Untuk itu tidak ada kata lain bagi seorang yang meninggalkannya
dengan sengaja baik dikarenakan malas atau menganggapnya remeh agar
segera bertaubat kepada Allah swt dengan taubat nasuha dan menyesali
semua perbuatannya serta menutupi kesalahan besar tersebut dengan
melakukan qadha terhadap seluruh shalat yang ditinggalkannya sebagaimana
pendapat jumhur ulama.
Wajib bagi seorang yang meninggalkan shalat untuk mengqadhanya
sejumlah shalat yang pernah dittinggalkannya. Akan tetapi apabila ia
tidak mengetahui jumlah shalat-shalat yang ditingalkkannya itu maka
wajib baginya untuk mengqadha shalat-shalat yang ditinggalkannya itu
sehingga meyakini bahwa diatas lehernya sudah tidak ada lagi kewajiban
itu (qadha), sebagaimana dikatakan imam yang empat.

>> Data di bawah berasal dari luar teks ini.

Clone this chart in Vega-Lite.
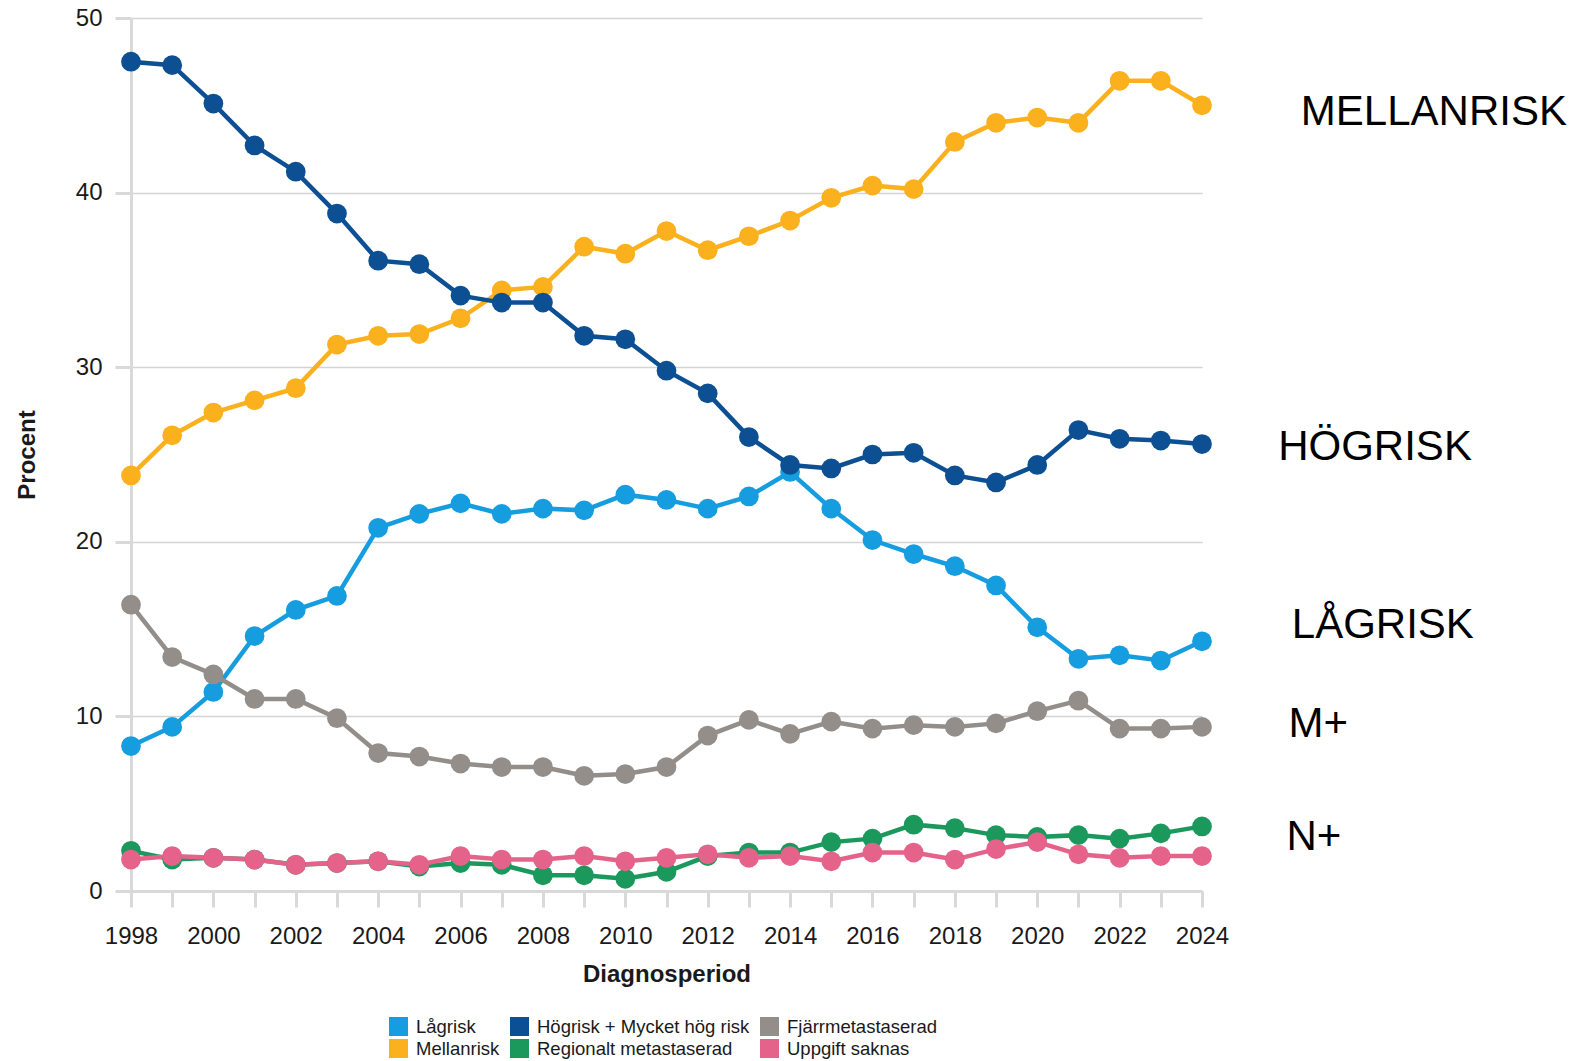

Adapun cara melakukan qadhanya adalah dengan bersegera orang itu
melakukan shalat-shalat yang ditinggalkannya sesuai dengan kemampuannya
di waktu apa pun, bisa malam atau siang dengan tetap memperhatikan
tertib shalat-shalat yang ditinggalkannya itu, seperti shalat shubuh
kemudian zhuhur kemudian ashar dan seterusnya. Dan dalil dari
diwajibkannya untuk bersegera adalah firman Allah swt
وَأَقِمِ الصَّلَاةَ لِذِكْرِي
Artinya : “Dan dirikanlah shalat untuk mengingat aku.” (QS. Thaha :
14) dikarenakan mengakhirkan shalat dari waktunya adalah kemaksiatan
untuk itu diwajibkan bersegera.
Hal diatas apabila jumlah shalat yang ditinggalkannya masih
memungkinkan bagi dirinya untuk mengqadhanya akan tetapi jika jumlahnya
sudah terlalu banyak, misalnya bertahun-tahun dirinya tidak melaksanakan
shalat, sehingga memberatkan baginya untuk mengqadhanya maka cukup
baginya untuk bertaubat kepada Allah dengan taubat nashuha dan tidak
mengulangi perbuatannya meninggalkan shalat di waktu-waktu berikutnya.